Exercise instructions.
Restate the data below word for word. Skip any images it contains.

Material.
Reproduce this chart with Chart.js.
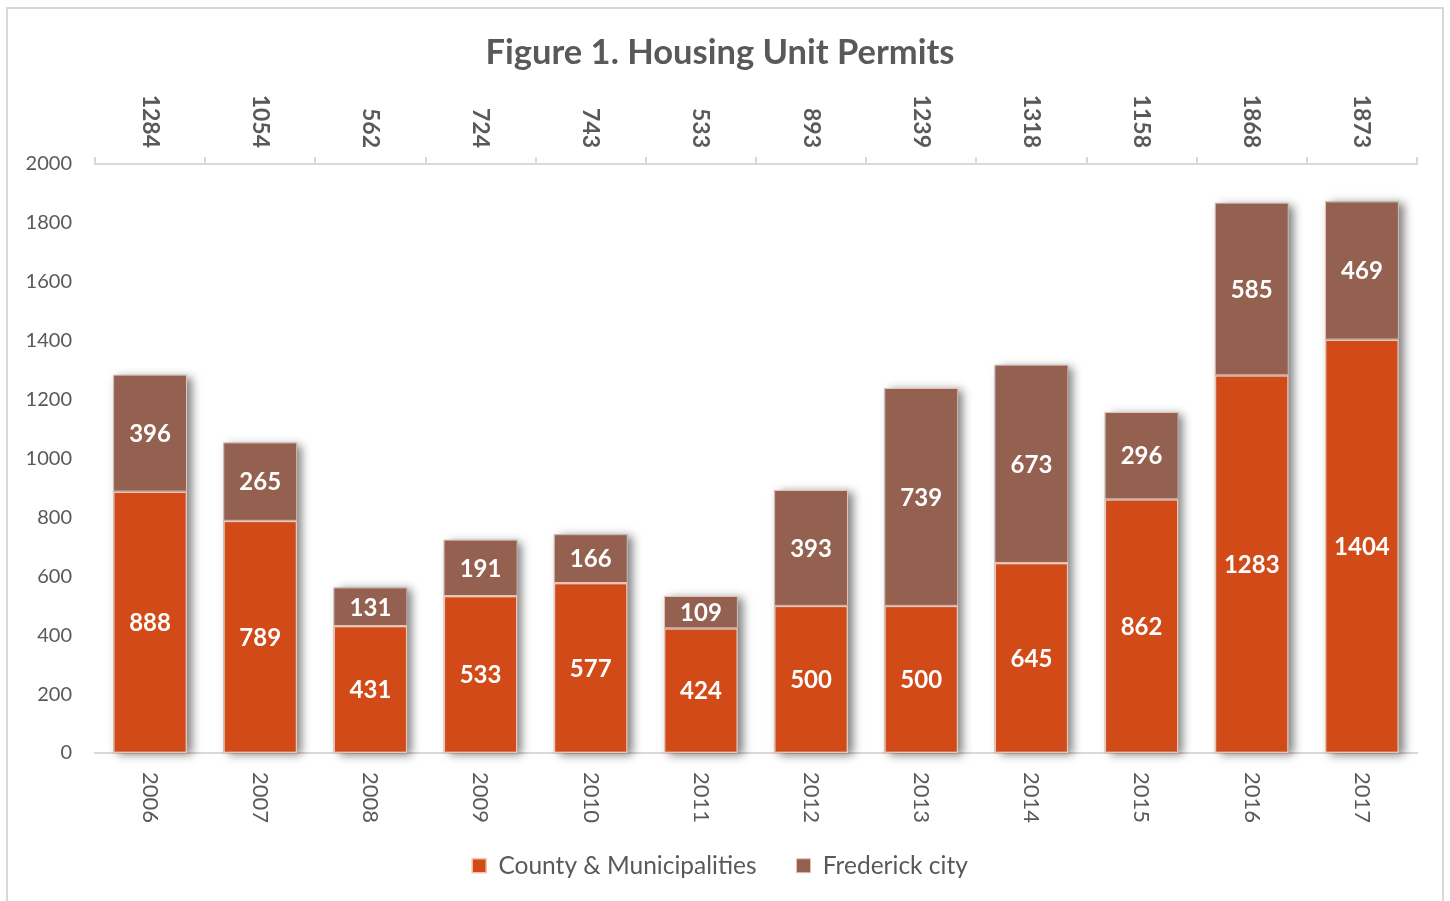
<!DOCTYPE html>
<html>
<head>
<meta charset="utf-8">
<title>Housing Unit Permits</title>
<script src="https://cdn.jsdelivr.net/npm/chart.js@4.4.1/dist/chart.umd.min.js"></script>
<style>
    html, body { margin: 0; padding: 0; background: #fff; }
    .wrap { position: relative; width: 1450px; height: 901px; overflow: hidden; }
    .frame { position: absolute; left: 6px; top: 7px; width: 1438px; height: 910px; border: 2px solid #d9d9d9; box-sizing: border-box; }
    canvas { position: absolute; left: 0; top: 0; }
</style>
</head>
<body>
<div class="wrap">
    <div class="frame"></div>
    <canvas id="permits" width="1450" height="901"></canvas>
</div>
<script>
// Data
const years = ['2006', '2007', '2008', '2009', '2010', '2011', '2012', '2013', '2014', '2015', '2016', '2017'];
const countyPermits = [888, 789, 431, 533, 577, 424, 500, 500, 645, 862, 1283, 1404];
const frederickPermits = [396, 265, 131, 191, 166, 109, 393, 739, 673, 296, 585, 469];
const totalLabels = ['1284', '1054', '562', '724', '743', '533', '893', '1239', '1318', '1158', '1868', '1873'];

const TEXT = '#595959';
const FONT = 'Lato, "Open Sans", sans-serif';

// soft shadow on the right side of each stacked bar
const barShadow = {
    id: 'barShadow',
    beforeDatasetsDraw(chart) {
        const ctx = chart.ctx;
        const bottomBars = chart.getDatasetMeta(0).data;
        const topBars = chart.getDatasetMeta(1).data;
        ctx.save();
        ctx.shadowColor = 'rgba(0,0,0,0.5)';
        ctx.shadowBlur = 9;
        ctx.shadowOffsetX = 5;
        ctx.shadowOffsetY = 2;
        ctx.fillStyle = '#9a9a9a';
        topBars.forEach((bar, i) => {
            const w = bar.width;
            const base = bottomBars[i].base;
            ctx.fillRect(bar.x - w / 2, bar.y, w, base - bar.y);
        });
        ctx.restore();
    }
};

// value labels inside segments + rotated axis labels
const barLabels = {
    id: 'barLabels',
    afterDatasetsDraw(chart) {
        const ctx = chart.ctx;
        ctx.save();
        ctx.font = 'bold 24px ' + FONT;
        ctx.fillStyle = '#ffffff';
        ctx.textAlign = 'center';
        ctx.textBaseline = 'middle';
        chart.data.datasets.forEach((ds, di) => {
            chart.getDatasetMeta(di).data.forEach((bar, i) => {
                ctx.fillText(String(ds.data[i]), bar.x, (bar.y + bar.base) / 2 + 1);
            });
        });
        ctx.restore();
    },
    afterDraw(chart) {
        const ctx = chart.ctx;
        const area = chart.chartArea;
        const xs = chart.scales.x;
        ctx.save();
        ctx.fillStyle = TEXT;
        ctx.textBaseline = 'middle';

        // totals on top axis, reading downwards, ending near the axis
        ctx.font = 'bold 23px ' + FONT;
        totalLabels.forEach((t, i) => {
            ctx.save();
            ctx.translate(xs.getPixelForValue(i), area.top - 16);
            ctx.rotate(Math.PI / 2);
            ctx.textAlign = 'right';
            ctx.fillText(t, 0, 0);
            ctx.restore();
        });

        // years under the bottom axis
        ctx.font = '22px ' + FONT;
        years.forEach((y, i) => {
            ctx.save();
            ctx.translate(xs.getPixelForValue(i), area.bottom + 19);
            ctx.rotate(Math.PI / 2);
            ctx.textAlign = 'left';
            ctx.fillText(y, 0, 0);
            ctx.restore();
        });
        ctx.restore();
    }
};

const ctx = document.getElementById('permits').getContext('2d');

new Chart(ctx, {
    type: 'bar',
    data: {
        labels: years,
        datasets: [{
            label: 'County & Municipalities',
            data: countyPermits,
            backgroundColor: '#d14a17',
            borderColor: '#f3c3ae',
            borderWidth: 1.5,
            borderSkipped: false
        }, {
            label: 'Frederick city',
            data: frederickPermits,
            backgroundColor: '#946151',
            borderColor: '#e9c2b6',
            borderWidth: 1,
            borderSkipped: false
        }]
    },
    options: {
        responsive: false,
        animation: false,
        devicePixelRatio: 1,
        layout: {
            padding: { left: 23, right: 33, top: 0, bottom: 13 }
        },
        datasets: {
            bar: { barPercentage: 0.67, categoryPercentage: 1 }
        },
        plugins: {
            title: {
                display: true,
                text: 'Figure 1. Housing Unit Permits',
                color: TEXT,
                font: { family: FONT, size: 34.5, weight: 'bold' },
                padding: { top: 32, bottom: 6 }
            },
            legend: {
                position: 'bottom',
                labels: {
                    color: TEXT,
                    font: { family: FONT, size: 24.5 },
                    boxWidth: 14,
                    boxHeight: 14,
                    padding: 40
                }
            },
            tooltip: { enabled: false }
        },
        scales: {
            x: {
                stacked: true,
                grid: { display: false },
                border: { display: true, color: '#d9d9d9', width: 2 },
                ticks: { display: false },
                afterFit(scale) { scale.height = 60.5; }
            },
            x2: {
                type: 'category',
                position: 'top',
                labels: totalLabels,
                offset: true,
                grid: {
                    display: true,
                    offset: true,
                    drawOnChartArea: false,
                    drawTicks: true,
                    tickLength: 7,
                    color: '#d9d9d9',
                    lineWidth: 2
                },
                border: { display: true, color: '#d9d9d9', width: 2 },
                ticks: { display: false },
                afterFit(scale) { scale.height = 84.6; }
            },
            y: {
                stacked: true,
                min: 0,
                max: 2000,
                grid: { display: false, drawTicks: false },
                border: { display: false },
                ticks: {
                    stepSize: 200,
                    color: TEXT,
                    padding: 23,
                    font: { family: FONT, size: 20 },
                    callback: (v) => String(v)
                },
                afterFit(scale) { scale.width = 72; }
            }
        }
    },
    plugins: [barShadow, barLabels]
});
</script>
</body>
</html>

Solution to the exercise.
Reproduce this chart with Chart.js.
<!DOCTYPE html>
<html>
<head>
<meta charset="utf-8">
<title>Housing Unit Permits</title>
<script src="https://cdn.jsdelivr.net/npm/chart.js@4.4.1/dist/chart.umd.min.js"></script>
<style>
    html, body { margin: 0; padding: 0; background: #fff; }
    .wrap { position: relative; width: 1450px; height: 901px; overflow: hidden; }
    .frame { position: absolute; left: 6px; top: 7px; width: 1438px; height: 910px; border: 2px solid #d9d9d9; box-sizing: border-box; }
    canvas { position: absolute; left: 0; top: 0; }
</style>
</head>
<body>
<div class="wrap">
    <div class="frame"></div>
    <canvas id="permits" width="1450" height="901"></canvas>
</div>
<script>
// Data
const years = ['2006', '2007', '2008', '2009', '2010', '2011', '2012', '2013', '2014', '2015', '2016', '2017'];
const countyPermits = [888, 789, 431, 533, 577, 424, 500, 500, 645, 862, 1283, 1404];
const frederickPermits = [396, 265, 131, 191, 166, 109, 393, 739, 673, 296, 585, 469];
const totalLabels = ['1284', '1054', '562', '724', '743', '533', '893', '1239', '1318', '1158', '1868', '1873'];

const TEXT = '#595959';
const FONT = 'Lato, "Open Sans", sans-serif';

// soft shadow on the right side of each stacked bar
const barShadow = {
    id: 'barShadow',
    beforeDatasetsDraw(chart) {
        const ctx = chart.ctx;
        const bottomBars = chart.getDatasetMeta(0).data;
        const topBars = chart.getDatasetMeta(1).data;
        ctx.save();
        ctx.shadowColor = 'rgba(0,0,0,0.5)';
        ctx.shadowBlur = 9;
        ctx.shadowOffsetX = 5;
        ctx.shadowOffsetY = 2;
        ctx.fillStyle = '#9a9a9a';
        topBars.forEach((bar, i) => {
            const w = bar.width;
            const base = bottomBars[i].base;
            ctx.fillRect(bar.x - w / 2, bar.y, w, base - bar.y);
        });
        ctx.restore();
    }
};

// value labels inside segments + rotated axis labels
const barLabels = {
    id: 'barLabels',
    afterDatasetsDraw(chart) {
        const ctx = chart.ctx;
        ctx.save();
        ctx.font = 'bold 24px ' + FONT;
        ctx.fillStyle = '#ffffff';
        ctx.textAlign = 'center';
        ctx.textBaseline = 'middle';
        chart.data.datasets.forEach((ds, di) => {
            chart.getDatasetMeta(di).data.forEach((bar, i) => {
                ctx.fillText(String(ds.data[i]), bar.x, (bar.y + bar.base) / 2 + 1);
            });
        });
        ctx.restore();
    },
    afterDraw(chart) {
        const ctx = chart.ctx;
        const area = chart.chartArea;
        const xs = chart.scales.x;
        ctx.save();
        ctx.fillStyle = TEXT;
        ctx.textBaseline = 'middle';

        // totals on top axis, reading downwards, ending near the axis
        ctx.font = 'bold 23px ' + FONT;
        totalLabels.forEach((t, i) => {
            ctx.save();
            ctx.translate(xs.getPixelForValue(i), area.top - 16);
            ctx.rotate(Math.PI / 2);
            ctx.textAlign = 'right';
            ctx.fillText(t, 0, 0);
            ctx.restore();
        });

        // years under the bottom axis
        ctx.font = '22px ' + FONT;
        years.forEach((y, i) => {
            ctx.save();
            ctx.translate(xs.getPixelForValue(i), area.bottom + 19);
            ctx.rotate(Math.PI / 2);
            ctx.textAlign = 'left';
            ctx.fillText(y, 0, 0);
            ctx.restore();
        });
        ctx.restore();
    }
};

const ctx = document.getElementById('permits').getContext('2d');

new Chart(ctx, {
    type: 'bar',
    data: {
        labels: years,
        datasets: [{
            label: 'County & Municipalities',
            data: countyPermits,
            backgroundColor: '#d14a17',
            borderColor: '#f3c3ae',
            borderWidth: 1.5,
            borderSkipped: false
        }, {
            label: 'Frederick city',
            data: frederickPermits,
            backgroundColor: '#946151',
            borderColor: '#e9c2b6',
            borderWidth: 1,
            borderSkipped: false
        }]
    },
    options: {
        responsive: false,
        animation: false,
        devicePixelRatio: 1,
        layout: {
            padding: { left: 23, right: 33, top: 0, bottom: 13 }
        },
        datasets: {
            bar: { barPercentage: 0.67, categoryPercentage: 1 }
        },
        plugins: {
            title: {
                display: true,
                text: 'Figure 1. Housing Unit Permits',
                color: TEXT,
                font: { family: FONT, size: 34.5, weight: 'bold' },
                padding: { top: 32, bottom: 6 }
            },
            legend: {
                position: 'bottom',
                labels: {
                    color: TEXT,
                    font: { family: FONT, size: 24.5 },
                    boxWidth: 14,
                    boxHeight: 14,
                    padding: 40
                }
            },
            tooltip: { enabled: false }
        },
        scales: {
            x: {
                stacked: true,
                grid: { display: false },
                border: { display: true, color: '#d9d9d9', width: 2 },
                ticks: { display: false },
                afterFit(scale) { scale.height = 60.5; }
            },
            x2: {
                type: 'category',
                position: 'top',
                labels: totalLabels,
                offset: true,
                grid: {
                    display: true,
                    offset: true,
                    drawOnChartArea: false,
                    drawTicks: true,
                    tickLength: 7,
                    color: '#d9d9d9',
                    lineWidth: 2
                },
                border: { display: true, color: '#d9d9d9', width: 2 },
                ticks: { display: false },
                afterFit(scale) { scale.height = 84.6; }
            },
            y: {
                stacked: true,
                min: 0,
                max: 2000,
                grid: { display: false, drawTicks: false },
                border: { display: false },
                ticks: {
                    stepSize: 200,
                    color: TEXT,
                    padding: 23,
                    font: { family: FONT, size: 20 },
                    callback: (v) => String(v)
                },
                afterFit(scale) { scale.width = 72; }
            }
        }
    },
    plugins: [barShadow, barLabels]
});
</script>
</body>
</html>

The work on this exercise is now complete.